Updated over a year ago

Card usage, also known as credit utilization, relates to the percentage of available credit that you actually use. For example, if you add the limits of all your credit cards and have $5,000 in total limits, and you have a current total balance of $600, your 'usage' is 12%. As a general rule, it is good to keep this figure below 30%.

Your card usage is a highly influential factor in regards to your credit score. Lower card usage indicates to lenders that you aren't heavily reliant on credit, demonstrating some level of financial responsibility. Keeping your credit utilization low can have a significantly positive impact on your credit score.

Tips on keeping your score low:

Make multiple monthly payments towards your credit card balances. If you're noticing your credit utilization is typically high, you can combat this by making more than one payment per month. That way your balance never gets particularly high.

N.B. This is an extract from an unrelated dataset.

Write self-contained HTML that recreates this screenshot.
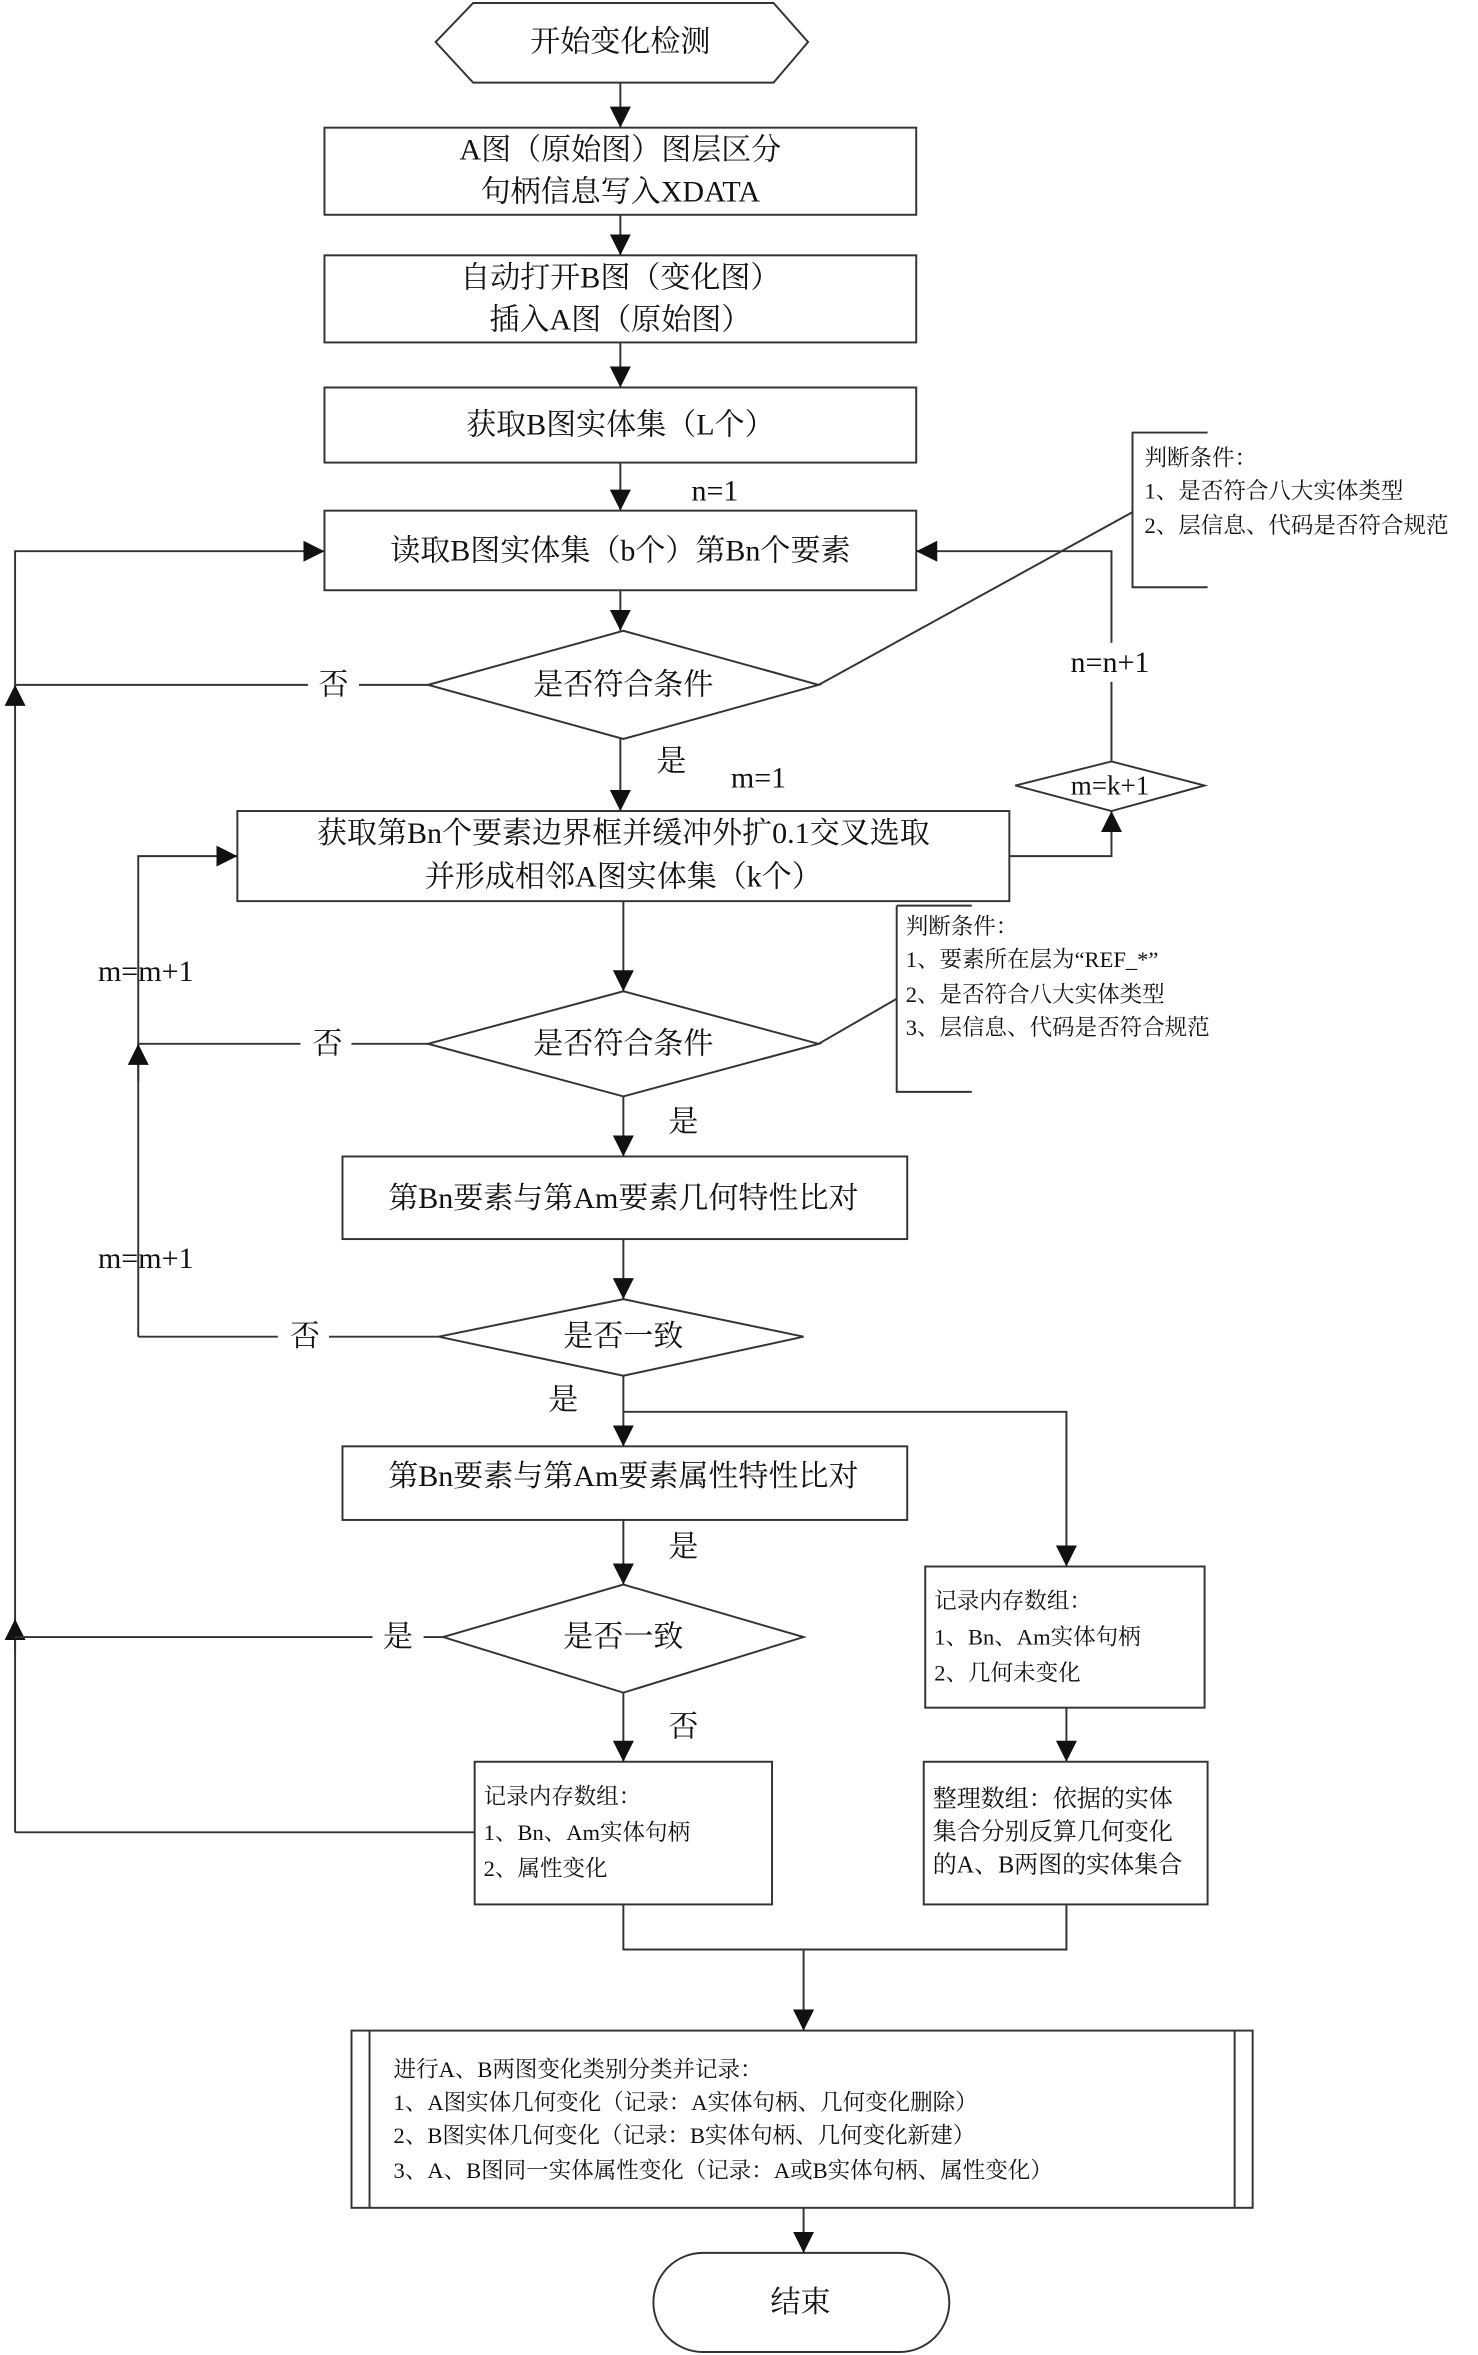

Ask your card issuer when they report data to credit bureaus. Typically credit card issuers only report your data to credit bureaus once a month. If you call their customer support team and learn what day this is you can plan around it. By paying off your balances or as much as you can before your data is sent off, your credit utilization will be lower.

Ask for higher card limits. By increasing your limits without changing your spending habits, you can reduce your credit utilization. You're most likely to be approved if you have good payment history; however, be wary that this can sometimes result in a hard inquiry. You can confirm this with your provider prior to requesting a limit increase if needed.